Last Day 8/10 @ 8am , Id#41767


----------



## pamela berger (Jun 19, 2008)

bump


----------



## pamela berger (Jun 19, 2008)

PTS Monday AM


----------



## ncgsdmom (Jun 24, 2008)

Bump for Lucy...putting on her best smile hoping someone will help her.


----------



## Kuklasmom (May 13, 2005)

I can donate to an approved rescue to help with her expenses.

Please send me a PM if help is needed.


----------



## pamela berger (Jun 19, 2008)

bump


----------



## Renoman (Apr 10, 2009)

Her time is short









Can't someone help her?


----------



## GSDTrain (Apr 21, 2008)

Her is Lucy's PF link:

http://www.petfinder.com/petnote/displaypet.cgi?petid=14353460

Can anyone help this girl?? This is the same shelter Lydia and Kenna were at.


----------



## Renoman (Apr 10, 2009)

Help please for both Lucy and Sophia


----------



## eadavis (Nov 11, 2007)

Anyone-please help her


----------



## eadavis (Nov 11, 2007)

Is anyone working on these two? They are in desparate need at this point


----------



## Renoman (Apr 10, 2009)

Sophia and Lucy only have until close of business today, Sunday.

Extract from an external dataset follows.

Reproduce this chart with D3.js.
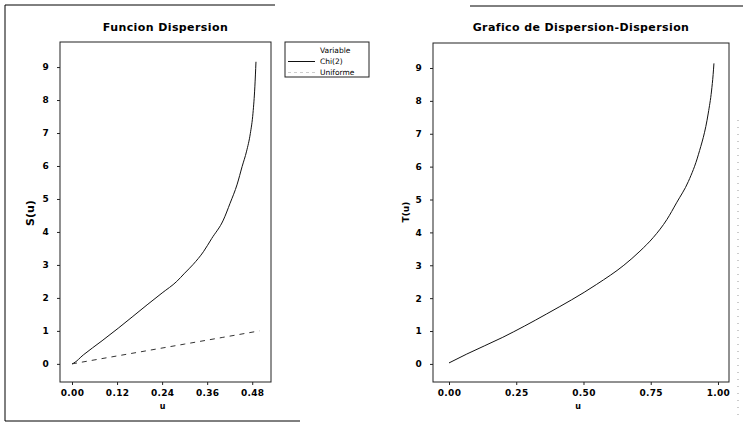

PLEASE, someone help them.


----------



## Renoman (Apr 10, 2009)

Lucy only has until the close of business today..









Can't someone help her???


----------



## Renoman (Apr 10, 2009)

Lucy only has until tomorrow morning. can't someone help???


----------



## ncgsdmom (Jun 24, 2008)

Praying for a miracle for Lucy and Sophia


----------



## HeidiW (Apr 9, 2009)

Me too.


----------



## Renoman (Apr 10, 2009)

Lucy and Sophia have been given a 2nd chance... they have until end of the day today.

Please?!?!?!?!!?

They are desperate for help.


----------



## ncgsdmom (Jun 24, 2008)

Bump again...last hour


----------



## Renoman (Apr 10, 2009)

Here's hoping against hope that Lucy and Sophia made it out safely.


----------



## marksmom3 (Dec 17, 2007)

bump


----------



## ILGHAUS (Nov 25, 2002)

Any updates?


----------



## Renoman (Apr 10, 2009)

I think we're afraid to ask...









I know I am...


----------



## eadavis (Nov 11, 2007)

I called the shelter and spoke with a guy named jess who said both Lucy and Sophia were adopted. I pray that is true and they are both in wonderful homes today.


----------



## Renoman (Apr 10, 2009)

Thank you for calling. I too hope they are safe and happy.


----------